O desprezo social pela queima dos livros está escorado na memória sobre tais procedimentos. Nos momentos de maior obscurantismo da História, a incineração de livros se tornou uma prática comum. Qualquer livro didático trará a informação de que durante a Inquisição – o Tribunal católico que levou milhares de pessoas à morte – houve fogueiras de livros cujos conteúdos eram considerados atentatórios aos dogmas da Igreja. Da mesma forma, os governos fascistas, sobretudo o nazismo de Adolf Hitler na Alemanha, produziram a incineração de pilhas e mais pilhas de livros que continham informações que questionavam a hegemonia daquele governo.

Simbolicamente, o livro carrega consigo a aura de liberdade de expressão e pensamento, portanto, com potencial extraordinário de subversão da situação posta. É pelo livro que se abre o horizonte do conhecimento, despertando a reflexão, a emoção e o intelecto. O livro é associado ao conhecimento produzido. É a concretude da elaboração do pensamento destilado após um intenso trabalho intelectual.

A escola, enquanto símbolo de lugar de produção do conhecimento, não deveria se coadunar, então, com a atitude de destruição de livros. Especialmente por fogo, tanto pelo que representa tal atitude – como um memorial aos tempos da ignorância – quanto pelo aspecto ambiental, porquanto poluidor, o que é inadmissível dentro de uma unidade de ensino que se pretende como tal.

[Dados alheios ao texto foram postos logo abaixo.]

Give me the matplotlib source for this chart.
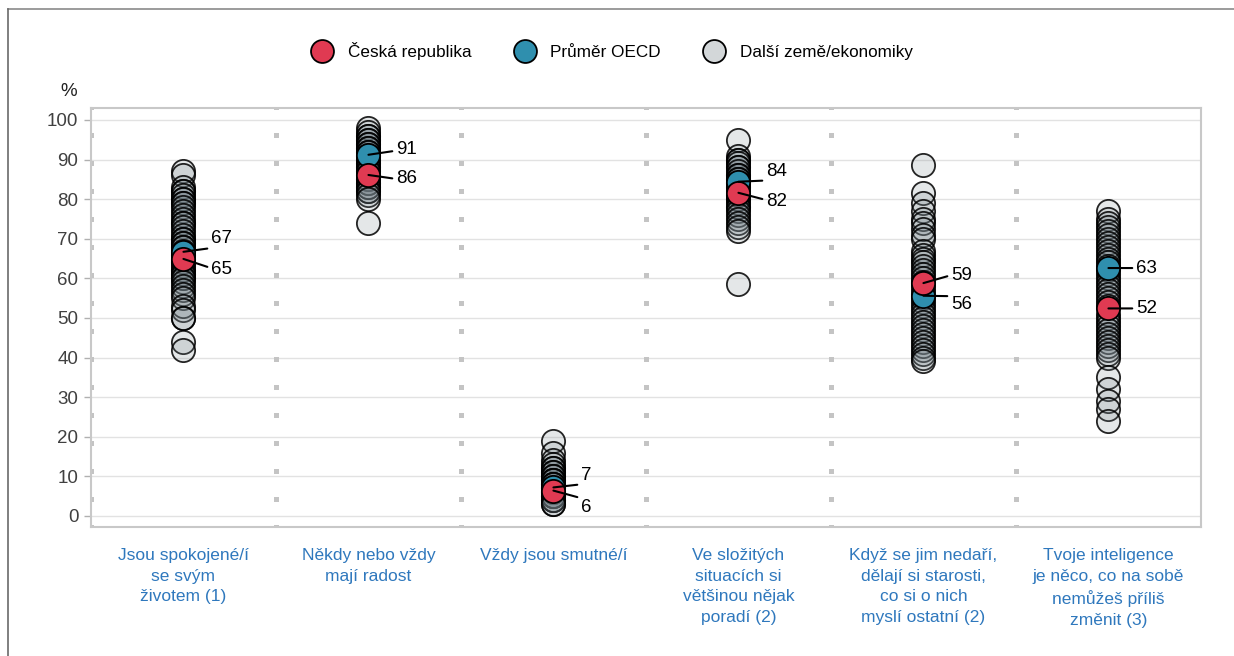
import matplotlib
matplotlib.use('Agg')
from matplotlib import pyplot as plt
from matplotlib.lines import Line2D

plt.rcParams['font.family'] = ['Liberation Sans', 'DejaVu Sans']

categories = [
    'Jsou spokojené/í\nse svým\nživotem (1)',
    'Někdy nebo vždy\nmají radost',
    'Vždy jsou smutné/í',
    'Ve složitých\nsituacích si\nvětšinou nějak\nporadí (2)',
    'Když se jim nedaří,\ndělají si starosti,\nco si o nich\nmyslí ostatní (2)',
    'Tvoje inteligence\nje něco, co na sobě\nnemůžeš příliš\nzměnit (3)',
]

# ostatni zeme / ekonomiky (odhad z obrazku)
others = [
    [87, 86, 83, 82, 82, 81, 80, 80, 79, 79, 78, 77, 76, 75, 74, 74, 73, 72, 71, 70,
     70, 69, 69, 68, 68, 67, 66, 66, 65, 64, 64, 63, 62, 62, 61, 61, 60, 60, 59, 58,
     57, 56, 55, 53, 52, 50, 50, 44, 42],
    [98, 97, 96, 96, 95, 95, 94, 94, 93, 93, 92, 92, 91, 91, 90, 90, 89, 89, 88, 88,
     87, 87, 86, 85, 85, 84, 84, 83, 83, 82, 82, 81, 80, 74],
    [19, 16, 14, 13, 12, 12, 11, 11, 10, 10, 9, 9, 9, 8, 8, 8, 7, 7, 7, 6, 6, 6,
     5, 5, 5, 5, 4, 4, 4, 3, 3],
    [95, 91, 90, 90, 89, 88, 88, 87, 86, 86, 85, 85, 84, 84, 83, 83, 82, 81, 81, 80,
     80, 79, 78, 78, 77, 76, 75, 74, 73, 72, 58.5],
    [88.5, 81.5, 79, 77, 75, 74, 72.5, 71, 70, 67, 66, 65, 64, 63, 62, 61, 60, 59, 58,
     57, 56, 55, 54, 53, 52, 51, 50, 49, 48, 47, 46, 45, 44, 43, 42, 41, 40, 39],
    [77, 75, 74, 73, 72, 71, 70, 69, 68, 67, 66, 65, 64, 63, 62, 61, 60, 59, 58, 57,
     56, 55, 54, 53, 51, 50, 49, 48, 47, 46, 45, 44, 43, 42, 41, 40, 35, 32, 29, 27, 24],
]

oecd = [66.7, 91.2, 7.2, 84.4, 55.6, 62.6]
cz = [64.9, 86.1, 6.4, 81.6, 58.8, 52.4]

RED = '#e03a52'
BLUE = '#2f8fae'

fig = plt.figure(figsize=(12.34, 6.56), dpi=100)
ax = fig.add_axes([0.0737, 0.1966, 0.8995, 0.6387])

ax.set_xlim(-0.5, 5.5)
ax.set_ylim(-2.8, 103)

for y in range(0, 101, 10):
    ax.axhline(y, color='#e2e2e2', lw=1.0, zorder=0)
for x in [-0.5, 0.5, 1.5, 2.5, 3.5, 4.5]:
    ax.axvline(x, color='#c4c4c4', lw=3.6, linestyle=(0.5, (1, 4.6)), zorder=0.5)

S = 280
for i, vals in enumerate(others):
    ax.scatter([i] * len(vals), vals, s=S, facecolor=(0.45, 0.5, 0.53, 0.19),
               edgecolor=(0, 0, 0, 0.85), linewidth=1.3, zorder=2)
ax.scatter(range(6), oecd, s=S, facecolor=BLUE, edgecolor='black', linewidth=1.3, zorder=4)
ax.scatter(range(6), cz, s=S, facecolor=RED, edgecolor='black', linewidth=1.3, zorder=5)

# popisky: (kategorie, serie, posun y v px, relpos)
labels = [
    (0, 'oecd', 13, (0.25, 0)), (0, 'cz', -11, (0, 0.6)),
    (1, 'oecd', 5, (0, 0.45)), (1, 'cz', -4, (0, 0.5)),
    (2, 'oecd', 12, (0.3, 0)), (2, 'cz', -17, (0.3, 1)),
    (3, 'oecd', 10, (0.3, 0)), (3, 'cz', -9, (0, 0.6)),
    (4, 'cz', 8, (0, 0.5)), (4, 'oecd', -9, (0.25, 1)),
    (5, 'oecd', 0, (0, 0.5)), (5, 'cz', 0, (0, 0.5)),
]
for i, which, dy, rp in labels:
    v = oecd[i] if which == 'oecd' else cz[i]
    ax.annotate(str(round(v)), xy=(i, v), xytext=(28, dy), textcoords='offset pixels',
                ha='left', va='center', fontsize=13.5, color='black', zorder=6,
                arrowprops=dict(arrowstyle='-', color='black', lw=1.5,
                                relpos=rp, shrinkA=1, shrinkB=0))

ax.set_yticks(range(0, 101, 10))
ax.set_xticks(range(6))
ax.set_xticklabels(categories, color='#2f78bd', fontsize=12.5, linespacing=1.48, va='top')
ax.tick_params(axis='x', length=0, pad=15)
ax.tick_params(axis='y', length=5, width=1, color='#b0b0b0', labelsize=13.5,
               labelcolor='#404040', pad=4)
for sp in ax.spines.values():
    sp.set_color('#c8c8c8')
    sp.set_linewidth(1.5)

fig.text(0.0559, 0.8598, '%', fontsize=13.5, color='#222222', ha='center', va='center')

handles = [
    Line2D([], [], marker='o', ls='', ms=16.5, mfc=RED, mec='black', mew=1.3),
    Line2D([], [], marker='o', ls='', ms=16.5, mfc=BLUE, mec='black', mew=1.3),
    Line2D([], [], marker='o', ls='', ms=16.5, mfc='#d3d7d9', mec='black', mew=1.3),
]
fig.legend(handles, ['Česká republika', 'Průměr OECD', 'Další země/ekonomiky'],
           loc='center', bbox_to_anchor=(0.4935, 0.922), ncol=3, frameon=False,
           fontsize=12.3, handletextpad=0.5, columnspacing=2.1)

# ramecek nahore a vlevo
fig.add_artist(Line2D([8 / 1234, 1], [1 - 9 / 656, 1 - 9 / 656], color='#8a8a8a', lw=1.2,
                      transform=fig.transFigure))
fig.add_artist(Line2D([8 / 1234, 8 / 1234], [0, 1 - 9 / 656], color='#6a6a6a', lw=1.2,
                      transform=fig.transFigure))

fig.savefig('out.png', dpi=100)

No entanto, a pior notícia é que o ocorrido em Salto de Pirapora não é fato isolado. Há uma prática comum e aceita culturalmente de que livros didáticos, por exemplo, ou materiais antigos (que carregam, portanto, uma memória sobre a escola) devam ser descartados, muitas vezes de forma inadequada. É o culto ao instante, ao presente contínuo, no qual tudo o que se refere ao passado não importa e não possui valor. Reflexo de uma sociedade que valoriza sempre o que é novo, o que é atual, esquecendo-se de que o atual é sempre resultado de um processo que se iniciou no passado.

Não há prédio que se sustente sem alicerce, assim como árvore que se mantenha em pé sem raiz. Da mesma forma nenhum grupo humano poderá existir isento de identidade, formada pelo conhecimento acerca do passado. Faltará a esse grupo a coesão e o propósito de vida, atributos decorrentes da identidade.

Por outro lado, emissão de opiniões que condenaram a incineração de livros dentro de uma escola pode representar a esperança de uma sociedade que ainda consegue se indignar com tal atentado. Num momento em que o povo se encontra anestesiado diante da insistência de notícias de escândalos e incompetências nas administrações públicas, a indignação de parte da população pela queima de livros e documentos se assemelha ao canto do galo de madrugada, anunciando que a despeito da escuridão, a luz logo aparecerá.

 

 Carlos Carvalho Cavalheiro

30.01.2018

PS – Nas últimas edições o título “Achegas para a História de Porto Feliz” equivocadamente foi “revisado” para “Achegos para a História de Porto Feliz”. Esclareça-se que o termo achegas, embora não tão usual hoje em dia, tem o significado de colaborações, ajudas, contribuições, subsídios.